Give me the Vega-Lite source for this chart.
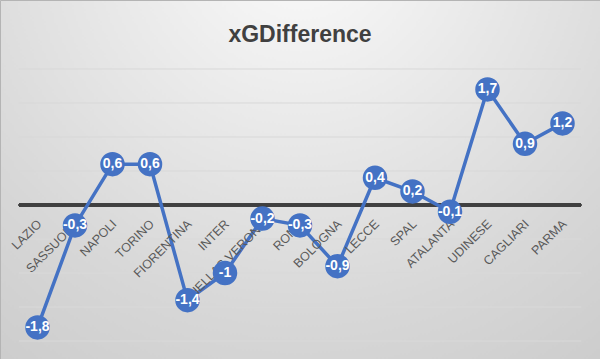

...

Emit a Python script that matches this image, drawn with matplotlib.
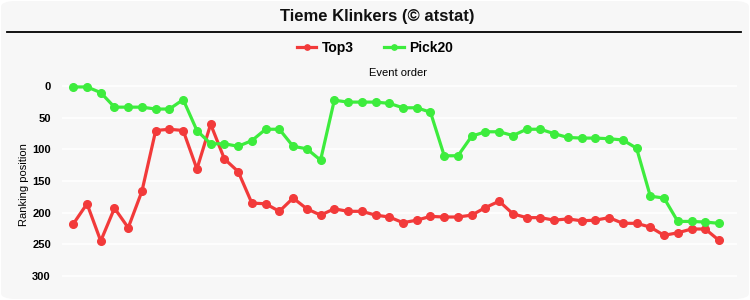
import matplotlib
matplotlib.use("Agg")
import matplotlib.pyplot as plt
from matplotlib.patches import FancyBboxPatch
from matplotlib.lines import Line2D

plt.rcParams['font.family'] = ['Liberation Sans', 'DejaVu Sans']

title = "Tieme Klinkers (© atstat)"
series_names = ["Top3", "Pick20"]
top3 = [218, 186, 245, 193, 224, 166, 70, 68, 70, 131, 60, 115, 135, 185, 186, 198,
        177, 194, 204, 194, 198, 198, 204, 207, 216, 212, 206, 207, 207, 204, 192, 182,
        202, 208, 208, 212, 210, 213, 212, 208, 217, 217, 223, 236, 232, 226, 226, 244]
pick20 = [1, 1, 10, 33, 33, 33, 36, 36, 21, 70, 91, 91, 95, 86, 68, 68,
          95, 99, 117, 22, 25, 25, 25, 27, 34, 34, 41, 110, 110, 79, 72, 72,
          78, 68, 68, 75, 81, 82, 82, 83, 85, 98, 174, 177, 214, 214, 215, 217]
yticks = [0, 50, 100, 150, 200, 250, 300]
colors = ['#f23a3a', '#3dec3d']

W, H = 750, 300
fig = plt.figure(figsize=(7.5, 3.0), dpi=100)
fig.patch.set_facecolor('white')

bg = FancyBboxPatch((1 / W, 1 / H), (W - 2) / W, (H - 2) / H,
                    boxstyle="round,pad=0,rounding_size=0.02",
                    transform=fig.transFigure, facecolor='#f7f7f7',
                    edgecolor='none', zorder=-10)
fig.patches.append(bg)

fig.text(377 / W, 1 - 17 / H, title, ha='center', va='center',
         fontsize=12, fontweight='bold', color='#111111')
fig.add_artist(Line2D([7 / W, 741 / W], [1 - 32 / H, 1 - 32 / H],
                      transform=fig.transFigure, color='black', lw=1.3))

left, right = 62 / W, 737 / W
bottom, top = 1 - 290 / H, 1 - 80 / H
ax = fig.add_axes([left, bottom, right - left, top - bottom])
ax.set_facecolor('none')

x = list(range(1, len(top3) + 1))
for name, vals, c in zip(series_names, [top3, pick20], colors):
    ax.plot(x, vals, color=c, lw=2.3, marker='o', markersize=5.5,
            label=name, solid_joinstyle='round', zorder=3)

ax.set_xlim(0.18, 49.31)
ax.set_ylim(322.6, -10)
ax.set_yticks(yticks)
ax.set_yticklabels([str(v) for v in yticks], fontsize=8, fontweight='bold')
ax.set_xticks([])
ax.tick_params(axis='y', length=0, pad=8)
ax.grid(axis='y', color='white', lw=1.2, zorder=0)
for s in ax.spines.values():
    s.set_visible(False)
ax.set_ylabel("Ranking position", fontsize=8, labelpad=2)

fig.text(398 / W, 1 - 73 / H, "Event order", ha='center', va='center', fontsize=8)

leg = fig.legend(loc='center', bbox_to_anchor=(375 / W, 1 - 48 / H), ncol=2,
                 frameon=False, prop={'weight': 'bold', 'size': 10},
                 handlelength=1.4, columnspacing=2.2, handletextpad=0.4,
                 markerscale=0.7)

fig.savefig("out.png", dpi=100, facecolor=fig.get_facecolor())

WHAT IS EXPECTED:
Above are some records. Output exactly the lines from the one that contains "Emit a Python" to the one that contains "plt.rcParams['font.family'] = ['Liberation", keeping both, and omit the pictures.

FINAL RESULT:
Emit a Python script that matches this image, drawn with matplotlib.
import matplotlib
matplotlib.use("Agg")
import matplotlib.pyplot as plt
from matplotlib.patches import FancyBboxPatch
from matplotlib.lines import Line2D

plt.rcParams['font.family'] = ['Liberation Sans', 'DejaVu Sans']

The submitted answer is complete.